The idea of inflating it is to provide a mask that cover GM of perfectly aligned data and GM of non-perfectly aligned data. While SSwarper and the 3dQwarp alignment tools underneath are quite good, they are not perfect; and there is a lot of variability across human brains to try to overcome, like different numbers of sulci/gyri in a given part of the brain across a group.

So, how much this expanded GM is useful for your analysis depends on what specifically you want to do. What do you want to do with this GM mask?
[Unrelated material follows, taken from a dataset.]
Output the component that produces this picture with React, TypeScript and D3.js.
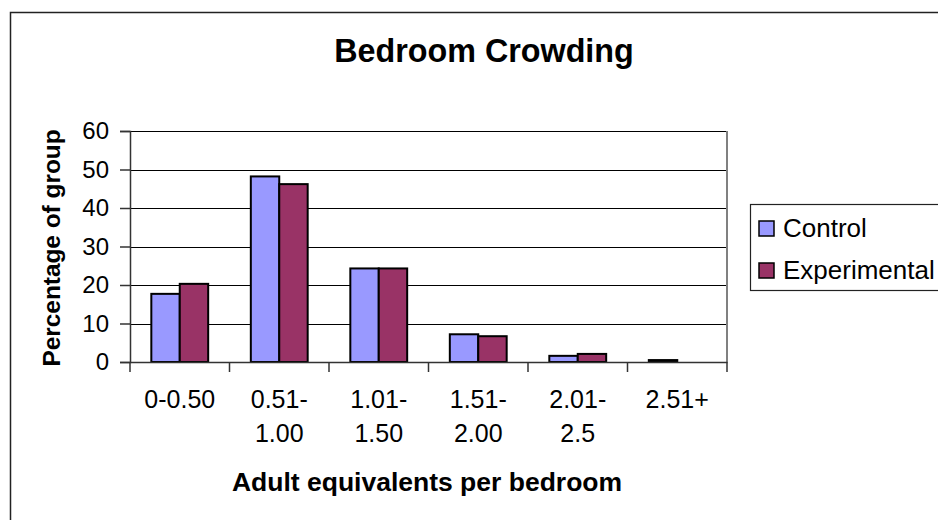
import { useEffect, useRef } from 'react';
import * as d3 from 'd3';

// Chart data
const categories = ['0-0.50', '0.51-|1.00', '1.01-|1.50', '1.51-|2.00', '2.01-|2.5', '2.51+'];
const seriesNames = ['Control', 'Experimental'];
const controlValues = [17.7, 48.2, 24.3, 7.2, 1.6, 0.5];
const experimentalValues = [20.3, 46.2, 24.3, 6.7, 2.1, 0];
const yTicks = [0, 10, 20, 30, 40, 50, 60];

const W = 938;
const H = 520;
const FONT = '"Liberation Sans", Arial, sans-serif';

const App = () => {
  const svgRef = useRef<SVGSVGElement>(null);

  useEffect(() => {
    if (!svgRef.current) return;
    const svg = d3.select(svgRef.current);
    svg.selectAll('*').remove();

    // plot area bounds
    const plot = { left: 130, right: 727, top: 131, bottom: 362 };

    const x0 = d3.scaleBand<string>()
      .domain(categories)
      .range([plot.left, plot.right])
      .padding(0);

    const x1 = d3.scaleBand<string>()
      .domain(seriesNames)
      .range([0, x0.bandwidth()])
      .paddingInner(0)
      .paddingOuter(0.75);

    const y = d3.scaleLinear()
      .domain([0, 60])
      .range([plot.bottom, plot.top]);

    const color = d3.scaleOrdinal<string, string>()
      .domain(seriesNames)
      .range(['#9999ff', '#993366']);

    svg.append('rect')
      .attr('width', W)
      .attr('height', H)
      .attr('fill', '#ffffff');

    // outer chart frame (right/bottom run off the page)
    svg.append('rect')
      .attr('x', 10.5)
      .attr('y', 12.5)
      .attr('width', 1000)
      .attr('height', 600)
      .attr('fill', 'none')
      .attr('stroke', '#222')
      .attr('stroke-width', 1.5);

    // title
    svg.append('text')
      .attr('x', 484)
      .attr('y', 62)
      .attr('text-anchor', 'middle')
      .style('font-family', FONT)
      .style('font-size', '32.3px')
      .style('font-weight', 'bold')
      .text('Bedroom Crowding');

    // gridlines
    svg.append('g')
      .selectAll('line')
      .data(yTicks.filter(d => d > 0))
      .join('line')
      .attr('x1', plot.left)
      .attr('x2', plot.right)
      .attr('y1', d => Math.round(y(d)) + 0.5)
      .attr('y2', d => Math.round(y(d)) + 0.5)
      .attr('stroke', '#000')
      .attr('stroke-width', 1);

    // plot area right border
    svg.append('line')
      .attr('x1', plot.right)
      .attr('x2', plot.right)
      .attr('y1', plot.top)
      .attr('y2', plot.bottom)
      .attr('stroke', '#808080')
      .attr('stroke-width', 2);

    // bars
    const rows = categories.map((c, i) => ({
      category: c,
      values: [
        { key: 'Control', value: controlValues[i] },
        { key: 'Experimental', value: experimentalValues[i] },
      ],
    }));

    svg.append('g')
      .selectAll('g')
      .data(rows)
      .join('g')
      .attr('transform', d => `translate(${x0(d.category)},0)`)
      .selectAll('rect')
      .data(d => d.values.filter(v => v.value > 0))
      .join('rect')
      .attr('x', d => x1(d.key)!)
      .attr('y', d => y(d.value))
      .attr('width', x1.bandwidth())
      .attr('height', d => y(0) - y(d.value))
      .attr('fill', d => color(d.key))
      .attr('stroke', '#000')
      .attr('stroke-width', 2);

    // y axis
    const yAxis = svg.append('g')
      .attr('transform', `translate(${plot.left},0)`)
      .call(d3.axisLeft(y).tickValues(yTicks).tickSize(10).tickPadding(11).tickFormat(d3.format('d')));
    yAxis.select('.domain').attr('stroke', '#333').attr('stroke-width', 1.5);
    yAxis.selectAll('.tick line').attr('stroke', '#333').attr('stroke-width', 1.5);
    yAxis.selectAll('.tick text')
      .attr('fill', '#000')
      .style('font-family', FONT)
      .style('font-size', '24px');

    // x axis
    const xAxis = svg.append('g')
      .attr('transform', `translate(0,${plot.bottom})`)
      .call(d3.axisBottom(x0).tickSize(0).tickFormat(() => ''));
    xAxis.select('.domain').attr('stroke', '#333').attr('stroke-width', 1.5);

    const boundaries = d3.range(categories.length + 1).map(i => plot.left + i * x0.step());
    svg.append('g')
      .selectAll('line')
      .data(boundaries)
      .join('line')
      .attr('x1', d => d)
      .attr('x2', d => d)
      .attr('y1', plot.bottom)
      .attr('y2', plot.bottom + 10)
      .attr('stroke', '#333')
      .attr('stroke-width', 1.5);

    // category labels (two lines)
    const catLabels = svg.append('g')
      .selectAll('text')
      .data(categories)
      .join('text')
      .attr('x', d => x0(d)! + x0.bandwidth() / 2)
      .attr('y', 408)
      .attr('text-anchor', 'middle')
      .style('font-family', FONT)
      .style('font-size', '25px');
    catLabels.selectAll('tspan')
      .data(d => d.split('|'))
      .join('tspan')
      .attr('x', function () {
        return (this as SVGTSpanElement).parentElement!.getAttribute('x');
      })
      .attr('dy', (_d, i) => (i === 0 ? 0 : 34))
      .text(d => d);

    // axis titles
    svg.append('text')
      .attr('x', 427)
      .attr('y', 491)
      .attr('text-anchor', 'middle')
      .style('font-family', FONT)
      .style('font-size', '26.5px')
      .style('font-weight', 'bold')
      .text('Adult equivalents per bedroom');

    svg.append('text')
      .attr('transform', 'translate(60,248) rotate(-90)')
      .attr('text-anchor', 'middle')
      .style('font-family', FONT)
      .style('font-size', '24.4px')
      .style('font-weight', 'bold')
      .text('Percentage of group');

    // legend
    const legend = svg.append('g').attr('transform', 'translate(750,204)');
    legend.append('rect')
      .attr('x', 0.5)
      .attr('y', 0.5)
      .attr('width', 300)
      .attr('height', 86)
      .attr('fill', '#fff')
      .attr('stroke', '#222')
      .attr('stroke-width', 1.2);

    const items = legend.selectAll('g.item')
      .data(seriesNames)
      .join('g')
      .attr('class', 'item')
      .attr('transform', (_d, i) => `translate(9,${17 + i * 42})`);
    items.append('rect')
      .attr('width', 15)
      .attr('height', 15)
      .attr('fill', d => color(d))
      .attr('stroke', '#000')
      .attr('stroke-width', 1.5);
    items.append('text')
      .attr('x', 24)
      .attr('y', 16)
      .style('font-family', FONT)
      .style('font-size', '26px')
      .text(d => d);
  }, []);

  return (
    <svg
      ref={svgRef}
      width={W}
      height={H}
      style={{ position: 'absolute', left: 0, top: 0, display: 'block' }}
    />
  );
};

export default App;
On separate AFNI notes of selecting/resampling volumes like this:

If you wanted to make a separate volume of just that [4]th volume of the MNI-SSwarper reference dset, you could do something like:


3dcalc -a MNI152_2009_template_SSW.nii.gz"[4]" -expr "a" -prefix MNI152_2009_template_SSW_vol4_only.nii.gz

If you had some output EPI data in the MNI space at a particular resolution, you could both grab the [4]th volume and resample it to that grid with:


3dresample    \
      -input MNI152_2009_template_SSW.nii.gz"[4]"    \
     -master DSET_EPI_IN_MNI     \
     -rmode NN     \
     -prefix  MNI152_2009_template_SSW_vol4_only_res2epi.nii.gz

–pt

Well with the data we have collected we are primarily interested in group differences in grey matter based activations. So ultimately we are trying to eliminate unnecessary voxels, such as those from white matter, from our analyses to reduce the number of statistical tests (we have nearly 290,000 total voxels) AFNI performs during group analysis. Some preliminary group analyses that have been ran have shown nice results with respect to the p-value but maintains a high q-value. I know there are a number of ways to go about alleviating this issue but this seemed like a reasonable avenue for beginning to solve this problem. Perhaps you have some advice for alternative or more proper methods to help with this issue.